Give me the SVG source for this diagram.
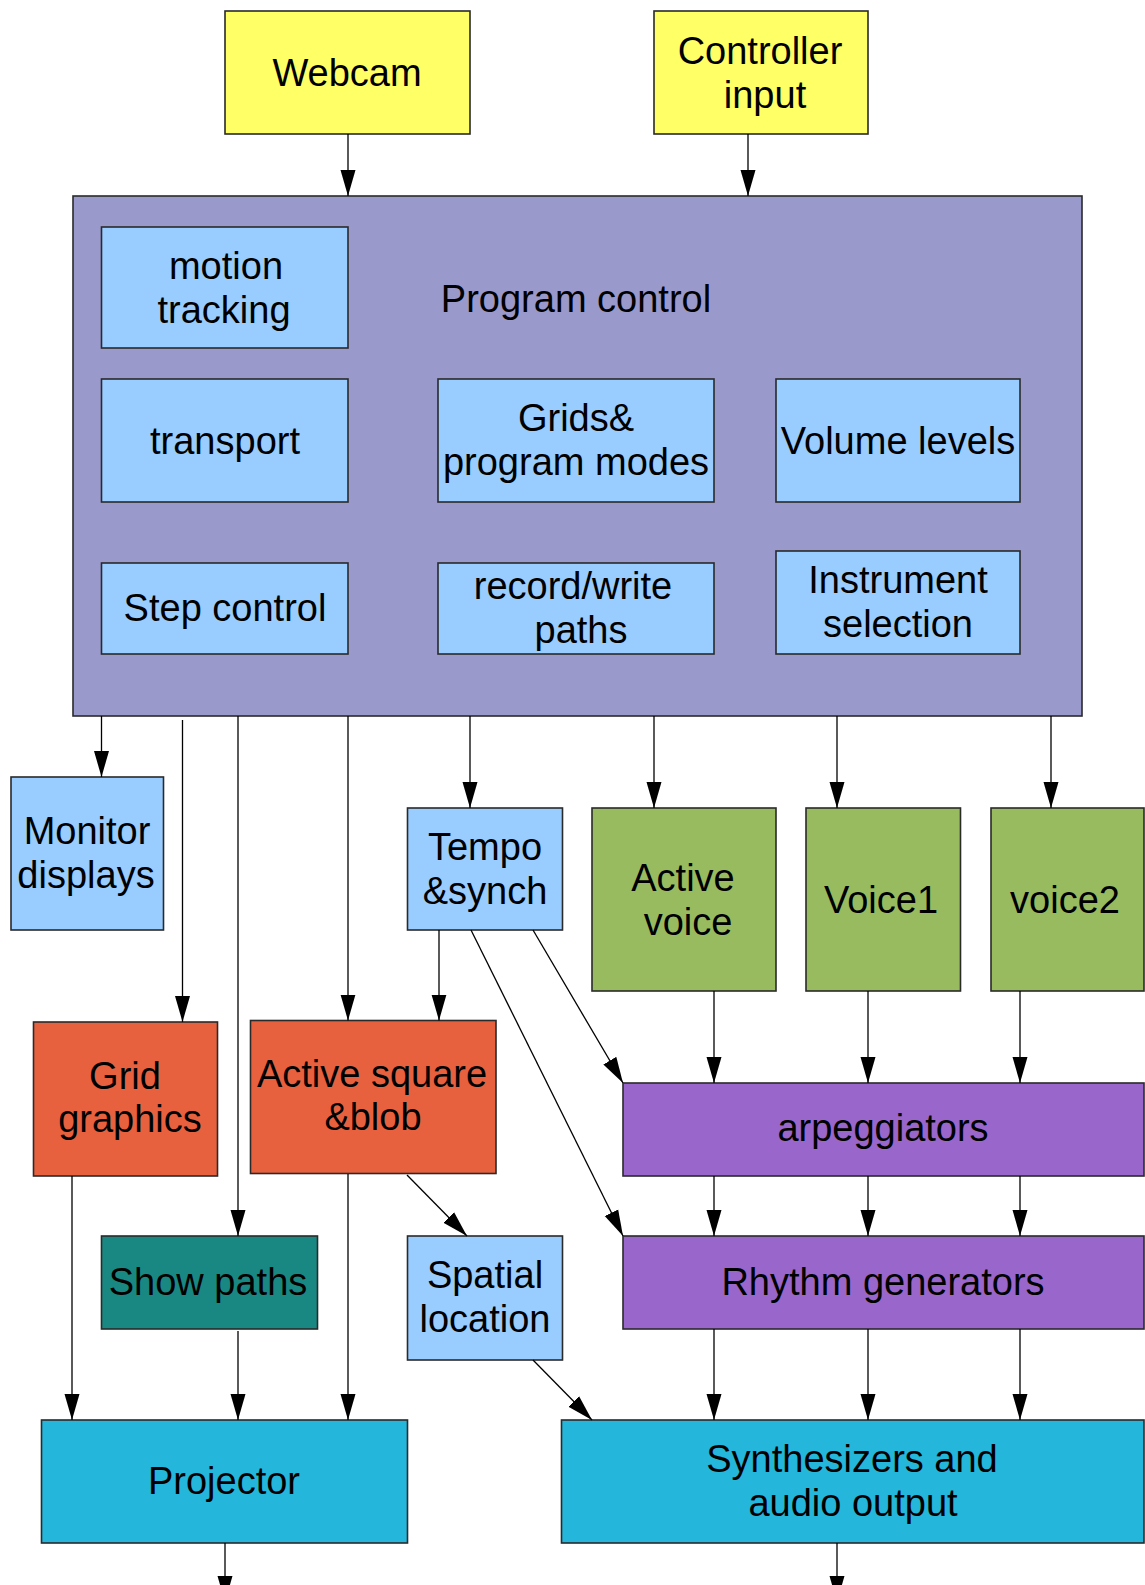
<svg xmlns="http://www.w3.org/2000/svg" width="1145" height="1585" viewBox="0 0 1145 1585">
  <style>
    .box { stroke: #2a2a2a; stroke-width: 1.6; }
    .t { font-family: "Liberation Sans", Arial, sans-serif; font-size: 38px; fill: #000; text-anchor: middle; }
    .yellow { fill: #ffff66; }
    .ctrl { fill: #9999cc; }
    .lblue { fill: #99ccff; }
    .green { fill: #99bb5f; }
    .orange { fill: #e8613f; }
    .purple { fill: #9966cc; }
    .teal { fill: #1a8882; }
    .cyan { fill: #24b6db; }
    .edge { stroke: #000; stroke-width: 1.3; fill: none; marker-end: url(#arrow); }
  </style>
  <defs>
    <marker id="arrow" markerUnits="userSpaceOnUse" markerWidth="26" markerHeight="16" viewBox="0 -8 26 16" refX="26" refY="0" orient="auto">
      <path d="M0,-7.5 L26,0 L0,7.5 Z" fill="#000"/>
    </marker>
  </defs>
  <rect width="1145" height="1585" fill="#ffffff"/>

  <!-- inputs -->
  <g id="webcam">
    <rect class="box yellow" x="225" y="11" width="245" height="123"/>
    <text class="t" x="347" y="86">Webcam</text>
  </g>
  <g id="controller-input">
    <rect class="box yellow" x="654" y="11" width="214" height="123"/>
    <text class="t" x="760" y="64">Controller</text>
    <text class="t" x="765" y="108">input</text>
  </g>

  <!-- program control container -->
  <g id="program-control">
    <rect class="box ctrl" x="73" y="196" width="1009" height="520"/>
    <text class="t" x="576" y="312">Program control</text>
  </g>
  <g id="motion-tracking">
    <rect class="box lblue" x="101.5" y="227" width="246.5" height="121"/>
    <text class="t" x="226" y="279">motion</text>
    <text class="t" x="224" y="323">tracking</text>
  </g>
  <g id="transport">
    <rect class="box lblue" x="101.5" y="379" width="246.5" height="123"/>
    <text class="t" x="225" y="454">transport</text>
  </g>
  <g id="grids-modes">
    <rect class="box lblue" x="438" y="379" width="276" height="123"/>
    <text class="t" x="576" y="431">Grids&amp;</text>
    <text class="t" x="576" y="475">program modes</text>
  </g>
  <g id="volume-levels">
    <rect class="box lblue" x="776" y="379" width="244" height="123"/>
    <text class="t" x="898" y="454">Volume levels</text>
  </g>
  <g id="step-control">
    <rect class="box lblue" x="101.5" y="563" width="246.5" height="91"/>
    <text class="t" x="225" y="621">Step control</text>
  </g>
  <g id="record-write">
    <rect class="box lblue" x="438" y="563" width="276" height="91"/>
    <text class="t" x="573" y="599">record/write</text>
    <text class="t" x="581" y="643">paths</text>
  </g>
  <g id="instrument-selection">
    <rect class="box lblue" x="776" y="551" width="244" height="103"/>
    <text class="t" x="898" y="593">Instrument</text>
    <text class="t" x="898" y="637">selection</text>
  </g>

  <!-- middle tier -->
  <g id="monitor-displays">
    <rect class="box lblue" x="11" y="777" width="152.5" height="153"/>
    <text class="t" x="87" y="844">Monitor</text>
    <text class="t" x="86" y="888">displays</text>
  </g>
  <g id="tempo-synch">
    <rect class="box lblue" x="407.5" y="808" width="155" height="122"/>
    <text class="t" x="485" y="860">Tempo</text>
    <text class="t" x="485" y="904">&amp;synch</text>
  </g>
  <g id="active-voice">
    <rect class="box green" x="592" y="808" width="184" height="183"/>
    <text class="t" x="683" y="891">Active</text>
    <text class="t" x="688" y="935">voice</text>
  </g>
  <g id="voice1">
    <rect class="box green" x="806" y="808" width="154.5" height="183"/>
    <text class="t" x="881" y="913">Voice1</text>
  </g>
  <g id="voice2">
    <rect class="box green" x="991" y="808" width="153" height="183"/>
    <text class="t" x="1065" y="913">voice2</text>
  </g>
  <g id="grid-graphics">
    <rect class="box orange" x="33.5" y="1022" width="184" height="154"/>
    <text class="t" x="125" y="1089">Grid</text>
    <text class="t" x="130" y="1132">graphics</text>
  </g>
  <g id="active-square-blob">
    <rect class="box orange" x="250.5" y="1020.5" width="245.5" height="153"/>
    <text class="t" x="372" y="1087">Active square</text>
    <text class="t" x="373" y="1130">&amp;blob</text>
  </g>
  <g id="arpeggiators">
    <rect class="box purple" x="623" y="1083" width="521" height="93"/>
    <text class="t" x="883" y="1141">arpeggiators</text>
  </g>
  <g id="show-paths">
    <rect class="box teal" x="101.5" y="1236" width="216" height="93"/>
    <text class="t" x="208" y="1295">Show paths</text>
  </g>
  <g id="spatial-location">
    <rect class="box lblue" x="407.5" y="1236" width="155" height="124"/>
    <text class="t" x="485" y="1288">Spatial</text>
    <text class="t" x="485" y="1332">location</text>
  </g>
  <g id="rhythm-generators">
    <rect class="box purple" x="623" y="1236" width="521" height="93"/>
    <text class="t" x="883" y="1295">Rhythm generators</text>
  </g>

  <!-- outputs -->
  <g id="projector">
    <rect class="box cyan" x="41.5" y="1420" width="366" height="123"/>
    <text class="t" x="224" y="1494">Projector</text>
  </g>
  <g id="synthesizers">
    <rect class="box cyan" x="561.5" y="1420" width="582.5" height="123"/>
    <text class="t" x="852" y="1472">Synthesizers and</text>
    <text class="t" x="853" y="1516">audio output</text>
  </g>

  <g id="connectors">
    <line class="edge" x1="348" y1="134" x2="348" y2="196"/>
    <line class="edge" x1="748" y1="134" x2="748" y2="196"/>
    <line class="edge" x1="101.5" y1="716" x2="101.5" y2="777"/>
    <line class="edge" x1="182.5" y1="720" x2="182.5" y2="1022"/>
    <line class="edge" x1="238" y1="716" x2="238" y2="1236"/>
    <line class="edge" x1="348" y1="716" x2="348" y2="1020.5"/>
    <line class="edge" x1="470" y1="716" x2="470" y2="808"/>
    <line class="edge" x1="654" y1="716" x2="654" y2="808"/>
    <line class="edge" x1="837" y1="716" x2="837" y2="808"/>
    <line class="edge" x1="1051" y1="716" x2="1051" y2="808"/>
    <line class="edge" x1="439" y1="930" x2="439" y2="1020.5"/>
    <line class="edge" x1="533" y1="930" x2="623" y2="1083"/>
    <line class="edge" x1="471" y1="930" x2="623" y2="1236"/>
    <line class="edge" x1="714" y1="991" x2="714" y2="1083"/>
    <line class="edge" x1="868" y1="991" x2="868" y2="1083"/>
    <line class="edge" x1="1020" y1="991" x2="1020" y2="1083"/>
    <line class="edge" x1="714" y1="1176" x2="714" y2="1236"/>
    <line class="edge" x1="868" y1="1176" x2="868" y2="1236"/>
    <line class="edge" x1="1020" y1="1176" x2="1020" y2="1236"/>
    <line class="edge" x1="714" y1="1329" x2="714" y2="1420"/>
    <line class="edge" x1="868" y1="1329" x2="868" y2="1420"/>
    <line class="edge" x1="1020" y1="1329" x2="1020" y2="1420"/>
    <line class="edge" x1="72" y1="1176" x2="72" y2="1420"/>
    <line class="edge" x1="238" y1="1331" x2="238" y2="1420"/>
    <line class="edge" x1="348" y1="1174" x2="348" y2="1420"/>
    <line class="edge" x1="407" y1="1175" x2="467" y2="1236"/>
    <line class="edge" x1="533" y1="1360" x2="592" y2="1420"/>
    <line class="edge" x1="225" y1="1543" x2="225" y2="1602"/>
    <line class="edge" x1="837" y1="1543" x2="837" y2="1602"/>
  </g>
</svg>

————

▶ **Aim**:
Write the full listing out again with every line unchanged, but include no pictures.

▶ **Task answer**:
Give me the SVG source for this diagram.
<svg xmlns="http://www.w3.org/2000/svg" width="1145" height="1585" viewBox="0 0 1145 1585">
  <style>
    .box { stroke: #2a2a2a; stroke-width: 1.6; }
    .t { font-family: "Liberation Sans", Arial, sans-serif; font-size: 38px; fill: #000; text-anchor: middle; }
    .yellow { fill: #ffff66; }
    .ctrl { fill: #9999cc; }
    .lblue { fill: #99ccff; }
    .green { fill: #99bb5f; }
    .orange { fill: #e8613f; }
    .purple { fill: #9966cc; }
    .teal { fill: #1a8882; }
    .cyan { fill: #24b6db; }
    .edge { stroke: #000; stroke-width: 1.3; fill: none; marker-end: url(#arrow); }
  </style>
  <defs>
    <marker id="arrow" markerUnits="userSpaceOnUse" markerWidth="26" markerHeight="16" viewBox="0 -8 26 16" refX="26" refY="0" orient="auto">
      <path d="M0,-7.5 L26,0 L0,7.5 Z" fill="#000"/>
    </marker>
  </defs>
  <rect width="1145" height="1585" fill="#ffffff"/>

  <!-- inputs -->
  <g id="webcam">
    <rect class="box yellow" x="225" y="11" width="245" height="123"/>
    <text class="t" x="347" y="86">Webcam</text>
  </g>
  <g id="controller-input">
    <rect class="box yellow" x="654" y="11" width="214" height="123"/>
    <text class="t" x="760" y="64">Controller</text>
    <text class="t" x="765" y="108">input</text>
  </g>

  <!-- program control container -->
  <g id="program-control">
    <rect class="box ctrl" x="73" y="196" width="1009" height="520"/>
    <text class="t" x="576" y="312">Program control</text>
  </g>
  <g id="motion-tracking">
    <rect class="box lblue" x="101.5" y="227" width="246.5" height="121"/>
    <text class="t" x="226" y="279">motion</text>
    <text class="t" x="224" y="323">tracking</text>
  </g>
  <g id="transport">
    <rect class="box lblue" x="101.5" y="379" width="246.5" height="123"/>
    <text class="t" x="225" y="454">transport</text>
  </g>
  <g id="grids-modes">
    <rect class="box lblue" x="438" y="379" width="276" height="123"/>
    <text class="t" x="576" y="431">Grids&amp;</text>
    <text class="t" x="576" y="475">program modes</text>
  </g>
  <g id="volume-levels">
    <rect class="box lblue" x="776" y="379" width="244" height="123"/>
    <text class="t" x="898" y="454">Volume levels</text>
  </g>
  <g id="step-control">
    <rect class="box lblue" x="101.5" y="563" width="246.5" height="91"/>
    <text class="t" x="225" y="621">Step control</text>
  </g>
  <g id="record-write">
    <rect class="box lblue" x="438" y="563" width="276" height="91"/>
    <text class="t" x="573" y="599">record/write</text>
    <text class="t" x="581" y="643">paths</text>
  </g>
  <g id="instrument-selection">
    <rect class="box lblue" x="776" y="551" width="244" height="103"/>
    <text class="t" x="898" y="593">Instrument</text>
    <text class="t" x="898" y="637">selection</text>
  </g>

  <!-- middle tier -->
  <g id="monitor-displays">
    <rect class="box lblue" x="11" y="777" width="152.5" height="153"/>
    <text class="t" x="87" y="844">Monitor</text>
    <text class="t" x="86" y="888">displays</text>
  </g>
  <g id="tempo-synch">
    <rect class="box lblue" x="407.5" y="808" width="155" height="122"/>
    <text class="t" x="485" y="860">Tempo</text>
    <text class="t" x="485" y="904">&amp;synch</text>
  </g>
  <g id="active-voice">
    <rect class="box green" x="592" y="808" width="184" height="183"/>
    <text class="t" x="683" y="891">Active</text>
    <text class="t" x="688" y="935">voice</text>
  </g>
  <g id="voice1">
    <rect class="box green" x="806" y="808" width="154.5" height="183"/>
    <text class="t" x="881" y="913">Voice1</text>
  </g>
  <g id="voice2">
    <rect class="box green" x="991" y="808" width="153" height="183"/>
    <text class="t" x="1065" y="913">voice2</text>
  </g>
  <g id="grid-graphics">
    <rect class="box orange" x="33.5" y="1022" width="184" height="154"/>
    <text class="t" x="125" y="1089">Grid</text>
    <text class="t" x="130" y="1132">graphics</text>
  </g>
  <g id="active-square-blob">
    <rect class="box orange" x="250.5" y="1020.5" width="245.5" height="153"/>
    <text class="t" x="372" y="1087">Active square</text>
    <text class="t" x="373" y="1130">&amp;blob</text>
  </g>
  <g id="arpeggiators">
    <rect class="box purple" x="623" y="1083" width="521" height="93"/>
    <text class="t" x="883" y="1141">arpeggiators</text>
  </g>
  <g id="show-paths">
    <rect class="box teal" x="101.5" y="1236" width="216" height="93"/>
    <text class="t" x="208" y="1295">Show paths</text>
  </g>
  <g id="spatial-location">
    <rect class="box lblue" x="407.5" y="1236" width="155" height="124"/>
    <text class="t" x="485" y="1288">Spatial</text>
    <text class="t" x="485" y="1332">location</text>
  </g>
  <g id="rhythm-generators">
    <rect class="box purple" x="623" y="1236" width="521" height="93"/>
    <text class="t" x="883" y="1295">Rhythm generators</text>
  </g>

  <!-- outputs -->
  <g id="projector">
    <rect class="box cyan" x="41.5" y="1420" width="366" height="123"/>
    <text class="t" x="224" y="1494">Projector</text>
  </g>
  <g id="synthesizers">
    <rect class="box cyan" x="561.5" y="1420" width="582.5" height="123"/>
    <text class="t" x="852" y="1472">Synthesizers and</text>
    <text class="t" x="853" y="1516">audio output</text>
  </g>

  <g id="connectors">
    <line class="edge" x1="348" y1="134" x2="348" y2="196"/>
    <line class="edge" x1="748" y1="134" x2="748" y2="196"/>
    <line class="edge" x1="101.5" y1="716" x2="101.5" y2="777"/>
    <line class="edge" x1="182.5" y1="720" x2="182.5" y2="1022"/>
    <line class="edge" x1="238" y1="716" x2="238" y2="1236"/>
    <line class="edge" x1="348" y1="716" x2="348" y2="1020.5"/>
    <line class="edge" x1="470" y1="716" x2="470" y2="808"/>
    <line class="edge" x1="654" y1="716" x2="654" y2="808"/>
    <line class="edge" x1="837" y1="716" x2="837" y2="808"/>
    <line class="edge" x1="1051" y1="716" x2="1051" y2="808"/>
    <line class="edge" x1="439" y1="930" x2="439" y2="1020.5"/>
    <line class="edge" x1="533" y1="930" x2="623" y2="1083"/>
    <line class="edge" x1="471" y1="930" x2="623" y2="1236"/>
    <line class="edge" x1="714" y1="991" x2="714" y2="1083"/>
    <line class="edge" x1="868" y1="991" x2="868" y2="1083"/>
    <line class="edge" x1="1020" y1="991" x2="1020" y2="1083"/>
    <line class="edge" x1="714" y1="1176" x2="714" y2="1236"/>
    <line class="edge" x1="868" y1="1176" x2="868" y2="1236"/>
    <line class="edge" x1="1020" y1="1176" x2="1020" y2="1236"/>
    <line class="edge" x1="714" y1="1329" x2="714" y2="1420"/>
    <line class="edge" x1="868" y1="1329" x2="868" y2="1420"/>
    <line class="edge" x1="1020" y1="1329" x2="1020" y2="1420"/>
    <line class="edge" x1="72" y1="1176" x2="72" y2="1420"/>
    <line class="edge" x1="238" y1="1331" x2="238" y2="1420"/>
    <line class="edge" x1="348" y1="1174" x2="348" y2="1420"/>
    <line class="edge" x1="407" y1="1175" x2="467" y2="1236"/>
    <line class="edge" x1="533" y1="1360" x2="592" y2="1420"/>
    <line class="edge" x1="225" y1="1543" x2="225" y2="1602"/>
    <line class="edge" x1="837" y1="1543" x2="837" y2="1602"/>
  </g>
</svg>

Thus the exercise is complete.